Mas para a Corte Interamericana, o STF decide “sem considerar as obrigações internacionais do Brasil derivadas do Direito Internacional”.
Em palestra na Secretaria de Assuntos Estratégicos, Nelson Jobim disse que o Estado já está fazendo sua parte com o Grupo de Trabalho que há dois anos busca sem sucesso os corpos dos guerrilheiros assassinados, quando bastaria que um general apontasse o local onde eles foram escondidos.
Mas a sentença internacional já afirmou, mais que diretamente, que o dever do Estado de investigar não pode ser uma simples formalidade de antemão fadada a ser infrutífera pela própria forma como é conduzida. Pelo contrário, assim que tem conhecimento do fato, o Estado tem o dever de iniciar, sem demora e independentemente da iniciativa das vítimas, uma investigação séria, imparcial e efetiva. O art. 1.1 do Pacto de San José, cuja aplicação é obrigatória ao governo brasileiro, diz que os Estados devem respeitar os direitos e liberdades e “garantir seu livre e pleno exercício a toda pessoa”, e assim prevenir, investigar e punir toda violação aos direitos humanos e reparar o dano causado às vítimas. O art. 25, por sua vez, diz que “toda pessoa tem direito a um recurso simples e rápido ou a qualquer outro recurso efetivo, perante os juízes ou tribunais”, para se proteger de violações aos seus direitos fundamentais.

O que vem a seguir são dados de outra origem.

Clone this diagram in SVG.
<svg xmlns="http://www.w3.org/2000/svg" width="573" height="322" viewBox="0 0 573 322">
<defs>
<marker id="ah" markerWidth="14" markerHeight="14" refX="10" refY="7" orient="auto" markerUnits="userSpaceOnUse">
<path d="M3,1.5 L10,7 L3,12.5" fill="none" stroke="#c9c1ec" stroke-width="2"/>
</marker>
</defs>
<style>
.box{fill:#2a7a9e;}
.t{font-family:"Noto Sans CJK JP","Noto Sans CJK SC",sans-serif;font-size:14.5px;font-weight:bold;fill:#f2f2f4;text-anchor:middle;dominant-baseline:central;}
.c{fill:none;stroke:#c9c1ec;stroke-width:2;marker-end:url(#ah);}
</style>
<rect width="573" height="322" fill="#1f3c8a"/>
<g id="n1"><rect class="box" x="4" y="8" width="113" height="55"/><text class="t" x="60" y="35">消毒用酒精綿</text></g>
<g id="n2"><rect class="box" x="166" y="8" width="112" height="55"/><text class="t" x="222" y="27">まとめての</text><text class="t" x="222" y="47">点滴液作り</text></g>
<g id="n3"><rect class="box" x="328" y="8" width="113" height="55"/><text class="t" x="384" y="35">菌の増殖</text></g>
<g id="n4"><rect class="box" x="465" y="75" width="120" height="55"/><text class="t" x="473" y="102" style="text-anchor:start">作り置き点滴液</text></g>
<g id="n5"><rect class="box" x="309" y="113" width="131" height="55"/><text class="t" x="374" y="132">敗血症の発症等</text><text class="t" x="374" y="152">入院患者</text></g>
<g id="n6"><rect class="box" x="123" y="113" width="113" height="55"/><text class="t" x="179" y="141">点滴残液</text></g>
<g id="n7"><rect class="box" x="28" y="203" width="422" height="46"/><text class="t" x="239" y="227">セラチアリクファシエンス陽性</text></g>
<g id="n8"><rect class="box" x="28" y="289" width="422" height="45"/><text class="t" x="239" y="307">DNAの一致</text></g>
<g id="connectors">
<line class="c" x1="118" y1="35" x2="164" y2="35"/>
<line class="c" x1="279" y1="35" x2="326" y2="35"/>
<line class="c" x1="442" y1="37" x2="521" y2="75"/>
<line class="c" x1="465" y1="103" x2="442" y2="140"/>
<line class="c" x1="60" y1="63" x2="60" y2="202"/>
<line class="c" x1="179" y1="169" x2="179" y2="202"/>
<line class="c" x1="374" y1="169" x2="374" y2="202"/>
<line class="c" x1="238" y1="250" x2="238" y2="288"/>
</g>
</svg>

Quando o Brasil ratificou o Pacto de San José (Convenção Americana de Direitos Humanos), em 1998, assumiu a obrigação do seu art. 2º, de “adotar todas as medidas para deixar sem efeito as disposições legais que poderiam contrariá-lo”, o que já era uma obrigação pelo costume internacional, independentemente de ratificação. Agora os ministros dos torturadores, por pura conveniência, afirmam que as leis brasileiras valem mais que o direito internacional.
A sentença declarou que o Brasil (1) “descumpriu sua obrigação de adequar seu direito interno”, (2) que viola as “garantias judiciais e à proteção judicial, em virtude da falta de investigação, julgamento e eventual sanção dos responsáveis”, (3) que viola o “direito à liberdade de pensamento e de expressão” ao negar às famílias o direito de buscar e receber informação e o direito de conhecer a verdade; (4) que viola a integridade pessoal dos familiares dos desaparecidos causando-lhes “sofrimento e angústia”, “insegurança, frustração e impotência diante da abstenção das autoridades públicas de investigar os fatos”: “receber os corpos das pessoas desaparecidas é de suma importância para seus familiares, já que lhes permite sepultá-los de acordo com suas crenças, bem como encerrar o processo de luto vivido ao longo desses anos”.
Portanto, “as disposições da Lei de Anistia brasileira que impedem a investigação e sanção de graves violações de direitos humanos são incompatíveis com a Convenção Americana, carecem de efeitos jurídicos e não podem seguir representando um obstáculo para a investigação dos fatos do presente caso, nem para a identificação e punição dos responsáveis, e tampouco podem ter igual ou semelhante impacto a respeito de outros casos de graves violações de direitos humanos consagrados na Convenção Americana ocorridos no Brasil”.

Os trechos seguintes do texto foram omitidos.